==== Material

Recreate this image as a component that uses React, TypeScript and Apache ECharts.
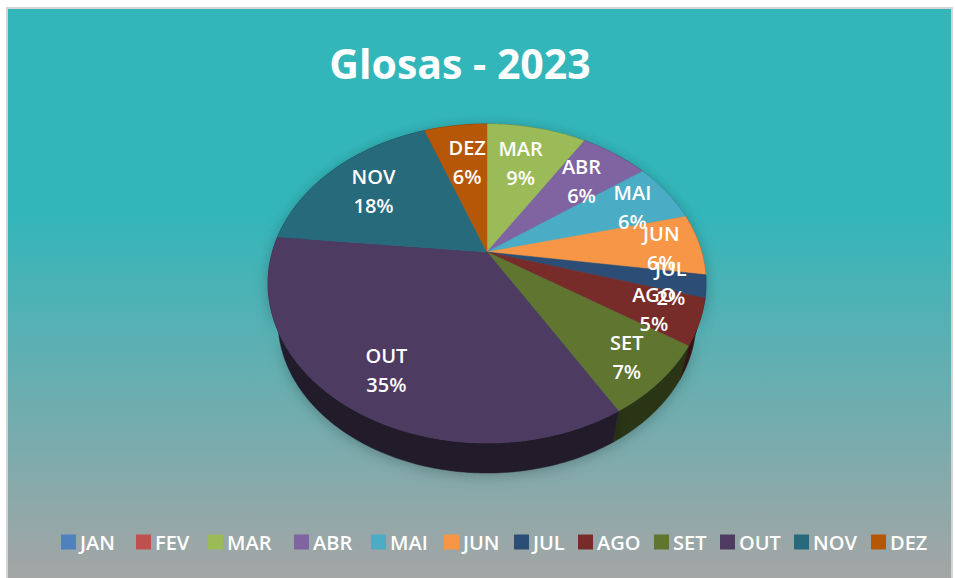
import React, { useEffect, useRef } from "react";
import * as echarts from "echarts";

const months = ["JAN", "FEV", "MAR", "ABR", "MAI", "JUN", "JUL", "AGO", "SET", "OUT", "NOV", "DEZ"];
const shares = [0, 0, 8.9, 6.1, 6.1, 6.2, 2.3, 4.6, 7.3, 35.1, 17.8, 5.6];
const legendColors = ["#4F81BD", "#C0504D", "#9BBB59", "#8064A2", "#4BACC6", "#F79646", "#2C4D75", "#772C2A", "#5F7530", "#4D3B62", "#276A7C", "#B65708"];
// Layout: radial position of each label (fraction of the pie's radius) and a small sideways nudge.
const labelRadii = [0, 0, 0.7, 0.72, 0.78, 0.82, 0.85, 0.8, 0.82, 0.78, 0.735, 0.69];
const labelNudgeX = [0, 0, -3, -1, 3, 0, -1, 0, 2, 3, 1, 3];
// Layout: left edge of each legend entry.
const legendLefts = [56, 131, 203, 289, 366, 439, 509, 573, 649, 715, 789, 866];
const total = shares.reduce((a, b) => a + b, 0);

// Perspective projection of the pie's unit disc on the page.
const APEX_X = 487;
const APEX_Y = 252;
const SCALE_X = 214.6;
const SCALE_Y = 153.3;
const PERSPECTIVE = 0.1975;
const DEPTH_SCALE = 0.955;
const DEPTH_SHIFT = 38.6;
const FONT = '"Open Sans"';

function project(angle: number, r: number): [number, number] {
  const u = r * Math.sin(angle);
  const v = -r * Math.cos(angle);
  const w = 1 - PERSPECTIVE * v;
  return [(SCALE_X * u) / w, (SCALE_Y * v) / w];
}

function darken(hex: string, f: number) {
  const n = parseInt(hex.slice(1), 16);
  const c = [(n >> 16) & 255, (n >> 8) & 255, n & 255].map((x) => Math.round(x * f));
  return `rgb(${c[0]},${c[1]},${c[2]})`;
}

function renderSlice(index: number) {
  return (_params: any, api: any) => {
    const value = api.value(0);
    if (!value) return { type: "group", children: [] };
    const before = shares.slice(0, index).reduce((a, b) => a + b, 0);
    const start = (before / total) * Math.PI * 2;
    const end = ((before + value) / total) * Math.PI * 2;
    const steps = Math.max(2, Math.ceil(((end - start) * 180) / Math.PI));
    const rim: [number, number][] = [];
    for (let i = 0; i <= steps; i++) {
      rim.push(project(start + ((end - start) * i) / steps, 1));
    }
    const topPts = [[APEX_X, APEX_Y], ...rim.map(([x, y]) => [APEX_X + x, APEX_Y + y])];
    const lowerPts = rim
      .slice()
      .reverse()
      .map(([x, y]) => [APEX_X + x * DEPTH_SCALE, APEX_Y + y * DEPTH_SCALE + DEPTH_SHIFT]);
    const wallPts = [...rim.map(([x, y]) => [APEX_X + x, APEX_Y + y]), ...lowerPts];
    const color = legendColors[index];
    const mid = (start + end) / 2;
    const [lx, ly] = project(mid, labelRadii[index]);
    return {
      type: "group",
      children: [
        {
          type: "polygon",
          z2: 1,
          shape: { points: wallPts },
          style: {
            fill: darken(color, 0.45),
            stroke: darken(color, 0.45),
            lineWidth: 0.5,
            shadowBlur: 14,
            shadowColor: "rgba(0,0,0,0.25)",
            shadowOffsetY: 2,
          },
        },
        {
          type: "polygon",
          z2: 10,
          shape: { points: topPts },
          style: { fill: color, stroke: color, lineWidth: 0.5 },
        },
        {
          type: "text",
          z2: 20,
          x: APEX_X + lx + labelNudgeX[index],
          y: APEX_Y + ly + 2,
          style: {
            text: `${months[index]}\n${Math.round((value / total) * 100)}%`,
            fill: "#FFFFFF",
            font: `600 20px ${FONT}`,
            lineHeight: 29,
            align: "center",
            verticalAlign: "middle",
          },
        },
      ],
    };
  };
}

export default function App() {
  const ref = useRef<HTMLDivElement>(null);
  useEffect(() => {
    const chart = echarts.init(ref.current!, null, { renderer: "svg" });
    chart.setOption({
      animation: false,
      graphic: [
        {
          type: "rect",
          z: 0,
          silent: true,
          shape: { x: 7, y: 8, width: 945, height: 572 },
          style: {
            stroke: "#D4D4D4",
            lineWidth: 2,
            fill: {
              type: "linear",
              x: 0,
              y: 0,
              x2: 0,
              y2: 1,
              colorStops: [
                { offset: 0, color: "#33B6BA" },
                { offset: 0.36, color: "#33B6BA" },
                { offset: 1, color: "#A5A5A5" },
              ],
            },
          },
        },
      ],
      title: {
        text: "Glosas - 2023",
        left: 455,
        top: 37,
        textAlign: "center",
        textStyle: { color: "#FFFFFF", fontFamily: "Open Sans", fontWeight: 700, fontSize: 41 },
      },
      legend: months.map((m, i) => ({
        data: [m],
        left: legendLefts[i],
        top: 527,
        itemWidth: 15,
        itemHeight: 15,
        selectedMode: false,
        icon: "rect",
        textStyle: { color: "#FFFFFF", fontFamily: "Open Sans", fontWeight: 600, fontSize: 20, padding: [0, 0, 0, -1] },
      })),
      series: months.map((name, i) => ({
        type: "custom",
        name,
        coordinateSystem: "none",
        silent: true,
        itemStyle: { color: legendColors[i] },
        data: [[shares[i]]],
        renderItem: renderSlice(i),
      })),
    });
    return () => chart.dispose();
  }, []);
  return <div ref={ref} style={{ position: "absolute", left: 0, top: 0, width: 955, height: 578, background: "#FFFFFF" }} />;
}
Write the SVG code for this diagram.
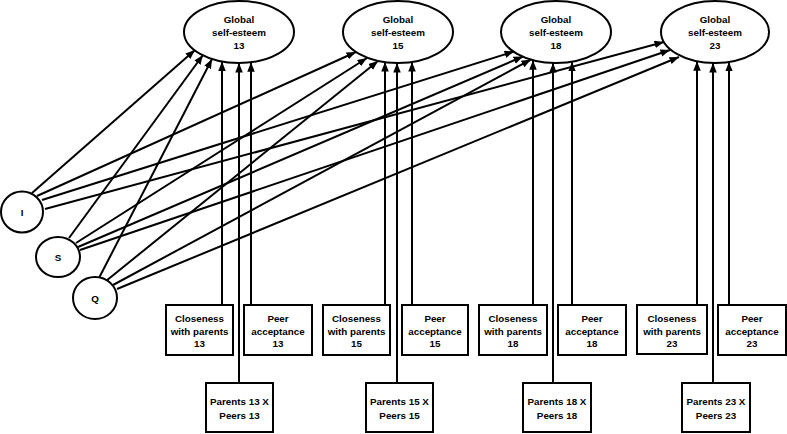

========

What is expected: Return the material exactly as given, apart from the pictures.

In response:
Recreate this image as a component that uses React, TypeScript and Apache ECharts.
import React, { useEffect, useRef } from "react";
import * as echarts from "echarts";

const months = ["JAN", "FEV", "MAR", "ABR", "MAI", "JUN", "JUL", "AGO", "SET", "OUT", "NOV", "DEZ"];
const shares = [0, 0, 8.9, 6.1, 6.1, 6.2, 2.3, 4.6, 7.3, 35.1, 17.8, 5.6];
const legendColors = ["#4F81BD", "#C0504D", "#9BBB59", "#8064A2", "#4BACC6", "#F79646", "#2C4D75", "#772C2A", "#5F7530", "#4D3B62", "#276A7C", "#B65708"];
// Layout: radial position of each label (fraction of the pie's radius) and a small sideways nudge.
const labelRadii = [0, 0, 0.7, 0.72, 0.78, 0.82, 0.85, 0.8, 0.82, 0.78, 0.735, 0.69];
const labelNudgeX = [0, 0, -3, -1, 3, 0, -1, 0, 2, 3, 1, 3];
// Layout: left edge of each legend entry.
const legendLefts = [56, 131, 203, 289, 366, 439, 509, 573, 649, 715, 789, 866];
const total = shares.reduce((a, b) => a + b, 0);

// Perspective projection of the pie's unit disc on the page.
const APEX_X = 487;
const APEX_Y = 252;
const SCALE_X = 214.6;
const SCALE_Y = 153.3;
const PERSPECTIVE = 0.1975;
const DEPTH_SCALE = 0.955;
const DEPTH_SHIFT = 38.6;
const FONT = '"Open Sans"';

function project(angle: number, r: number): [number, number] {
  const u = r * Math.sin(angle);
  const v = -r * Math.cos(angle);
  const w = 1 - PERSPECTIVE * v;
  return [(SCALE_X * u) / w, (SCALE_Y * v) / w];
}

function darken(hex: string, f: number) {
  const n = parseInt(hex.slice(1), 16);
  const c = [(n >> 16) & 255, (n >> 8) & 255, n & 255].map((x) => Math.round(x * f));
  return `rgb(${c[0]},${c[1]},${c[2]})`;
}

function renderSlice(index: number) {
  return (_params: any, api: any) => {
    const value = api.value(0);
    if (!value) return { type: "group", children: [] };
    const before = shares.slice(0, index).reduce((a, b) => a + b, 0);
    const start = (before / total) * Math.PI * 2;
    const end = ((before + value) / total) * Math.PI * 2;
    const steps = Math.max(2, Math.ceil(((end - start) * 180) / Math.PI));
    const rim: [number, number][] = [];
    for (let i = 0; i <= steps; i++) {
      rim.push(project(start + ((end - start) * i) / steps, 1));
    }
    const topPts = [[APEX_X, APEX_Y], ...rim.map(([x, y]) => [APEX_X + x, APEX_Y + y])];
    const lowerPts = rim
      .slice()
      .reverse()
      .map(([x, y]) => [APEX_X + x * DEPTH_SCALE, APEX_Y + y * DEPTH_SCALE + DEPTH_SHIFT]);
    const wallPts = [...rim.map(([x, y]) => [APEX_X + x, APEX_Y + y]), ...lowerPts];
    const color = legendColors[index];
    const mid = (start + end) / 2;
    const [lx, ly] = project(mid, labelRadii[index]);
    return {
      type: "group",
      children: [
        {
          type: "polygon",
          z2: 1,
          shape: { points: wallPts },
          style: {
            fill: darken(color, 0.45),
            stroke: darken(color, 0.45),
            lineWidth: 0.5,
            shadowBlur: 14,
            shadowColor: "rgba(0,0,0,0.25)",
            shadowOffsetY: 2,
          },
        },
        {
          type: "polygon",
          z2: 10,
          shape: { points: topPts },
          style: { fill: color, stroke: color, lineWidth: 0.5 },
        },
        {
          type: "text",
          z2: 20,
          x: APEX_X + lx + labelNudgeX[index],
          y: APEX_Y + ly + 2,
          style: {
            text: `${months[index]}\n${Math.round((value / total) * 100)}%`,
            fill: "#FFFFFF",
            font: `600 20px ${FONT}`,
            lineHeight: 29,
            align: "center",
            verticalAlign: "middle",
          },
        },
      ],
    };
  };
}

export default function App() {
  const ref = useRef<HTMLDivElement>(null);
  useEffect(() => {
    const chart = echarts.init(ref.current!, null, { renderer: "svg" });
    chart.setOption({
      animation: false,
      graphic: [
        {
          type: "rect",
          z: 0,
          silent: true,
          shape: { x: 7, y: 8, width: 945, height: 572 },
          style: {
            stroke: "#D4D4D4",
            lineWidth: 2,
            fill: {
              type: "linear",
              x: 0,
              y: 0,
              x2: 0,
              y2: 1,
              colorStops: [
                { offset: 0, color: "#33B6BA" },
                { offset: 0.36, color: "#33B6BA" },
                { offset: 1, color: "#A5A5A5" },
              ],
            },
          },
        },
      ],
      title: {
        text: "Glosas - 2023",
        left: 455,
        top: 37,
        textAlign: "center",
        textStyle: { color: "#FFFFFF", fontFamily: "Open Sans", fontWeight: 700, fontSize: 41 },
      },
      legend: months.map((m, i) => ({
        data: [m],
        left: legendLefts[i],
        top: 527,
        itemWidth: 15,
        itemHeight: 15,
        selectedMode: false,
        icon: "rect",
        textStyle: { color: "#FFFFFF", fontFamily: "Open Sans", fontWeight: 600, fontSize: 20, padding: [0, 0, 0, -1] },
      })),
      series: months.map((name, i) => ({
        type: "custom",
        name,
        coordinateSystem: "none",
        silent: true,
        itemStyle: { color: legendColors[i] },
        data: [[shares[i]]],
        renderItem: renderSlice(i),
      })),
    });
    return () => chart.dispose();
  }, []);
  return <div ref={ref} style={{ position: "absolute", left: 0, top: 0, width: 955, height: 578, background: "#FFFFFF" }} />;
}
Write the SVG code for this diagram.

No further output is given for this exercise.